A closely related phenomenon is adsorption, where gas molecules stick to a surface. Consider a fluid confined in a narrow slit-like pore. The walls of the pore exert an attractive potential. By minimizing the grand potential for the fluid, we can predict exactly how the fluid density builds up near the walls. This allows us to calculate adsorption isotherms—curves that tell us how much gas is adsorbed at a given pressure. Remarkably, the theory also predicts capillary condensation: the fluid can spontaneously condense into a liquid inside the pore at a pressure well below where it would normally condense in open space. This effect, governed by a competition between wall attraction and surface tension, is critical in catalysis, gas separation, and geological formations. We can even model the birth of a new phase, a process called nucleation. The density profile of a tiny 'critical nucleus' of liquid forming from a vapor can be found by solving the Euler-Lagrange equation for a grand potential functional which includes a realistic model for the fluid, like the van der Waals equation.

Materials Science: The Emergence of Order

Let's look at the screen you might be reading this on. It's likely an LCD (Liquid Crystal Display), which works using materials that are neither fully liquid nor fully solid. In a liquid crystal, the molecules are typically elongated, like tiny rods. While their centers can move around freely like in a liquid, the rods themselves tend to align along a common direction. How does this order emerge?

We can extend our concept of density to include orientation.

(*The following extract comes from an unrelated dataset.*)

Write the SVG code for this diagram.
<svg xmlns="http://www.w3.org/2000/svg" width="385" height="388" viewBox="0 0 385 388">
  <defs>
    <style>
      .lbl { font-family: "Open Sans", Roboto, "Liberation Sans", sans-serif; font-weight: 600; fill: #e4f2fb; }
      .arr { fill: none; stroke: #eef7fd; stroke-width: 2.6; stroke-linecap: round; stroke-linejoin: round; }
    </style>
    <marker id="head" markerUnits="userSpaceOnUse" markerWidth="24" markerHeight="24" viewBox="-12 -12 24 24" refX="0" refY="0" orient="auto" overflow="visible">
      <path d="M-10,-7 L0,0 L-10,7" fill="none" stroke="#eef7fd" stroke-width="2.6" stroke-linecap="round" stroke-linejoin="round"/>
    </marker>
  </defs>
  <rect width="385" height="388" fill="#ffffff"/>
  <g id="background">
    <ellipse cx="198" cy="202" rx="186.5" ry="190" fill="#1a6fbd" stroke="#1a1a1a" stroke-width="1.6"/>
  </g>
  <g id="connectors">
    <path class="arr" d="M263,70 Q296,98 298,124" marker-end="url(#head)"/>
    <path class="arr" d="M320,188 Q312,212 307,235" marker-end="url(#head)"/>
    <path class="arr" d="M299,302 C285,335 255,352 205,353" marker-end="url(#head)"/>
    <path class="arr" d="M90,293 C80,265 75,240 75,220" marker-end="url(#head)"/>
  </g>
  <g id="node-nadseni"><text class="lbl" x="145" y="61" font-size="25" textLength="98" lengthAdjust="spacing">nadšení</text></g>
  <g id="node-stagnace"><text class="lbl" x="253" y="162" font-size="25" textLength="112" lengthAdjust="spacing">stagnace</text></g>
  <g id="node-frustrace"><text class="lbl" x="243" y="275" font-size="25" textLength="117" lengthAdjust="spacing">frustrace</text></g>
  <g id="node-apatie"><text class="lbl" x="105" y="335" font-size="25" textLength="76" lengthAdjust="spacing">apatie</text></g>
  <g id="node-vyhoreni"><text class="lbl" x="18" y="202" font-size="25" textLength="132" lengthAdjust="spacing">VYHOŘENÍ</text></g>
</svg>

Instead of just a density in space, $\rho(\mathbf{r})$ , we consider a density in the space of position and angle, $\rho(\mathbf{r}, \theta)$ . We then write a grand potential functional for this generalized density, including terms for the entropy of position and orientation. Minimizing this functional tells us the most probable orientational distribution. This allows us to calculate quantities like the nematic order parameter, which measures the degree of collective alignment. The ordered state of your display emerges spontaneously because it is the state of minimum grand potential.

Electrochemistry: The Invisible Shield

When you dissolve salt in water, the positive and negative ions don't just wander independently. They create an 'atmosphere' around each other, screening their electric fields. This is fundamental to how batteries work and how nerve impulses propagate. We can describe an electrolyte solution by writing a grand potential functional for the ion densities. Minimizing this functional with respect to the electrostatic potential that the ions create leads directly to the linearized Poisson-Boltzmann equation. This is the mathematical heart of the celebrated Debye-Hückel theory. It explains how the electric field of a charged particle is 'screened' over a characteristic distance, the Debye length, by a cloud of counter-ions. Once again, a central theory in another field of science is revealed to be a direct consequence of our variational principle.

The Unifying Principle

Our journey is complete. We've seen the same overarching principle—the minimization of the grand potential—at work in the quantum fuzz of an atom, the delicate surface of a liquid, the ordered arrays in a modern display, and the ionic soup inside a battery. The language of functionals provides a unified and profoundly elegant framework to describe how matter organizes itself.

What started as an abstract statement about equilibrium has become a practical and versatile tool for calculation and prediction across science and engineering. It is a stunning example of the physicist's creed: that the immense complexity and diversity of the world around us can often be understood through a small number of deep and beautiful principles.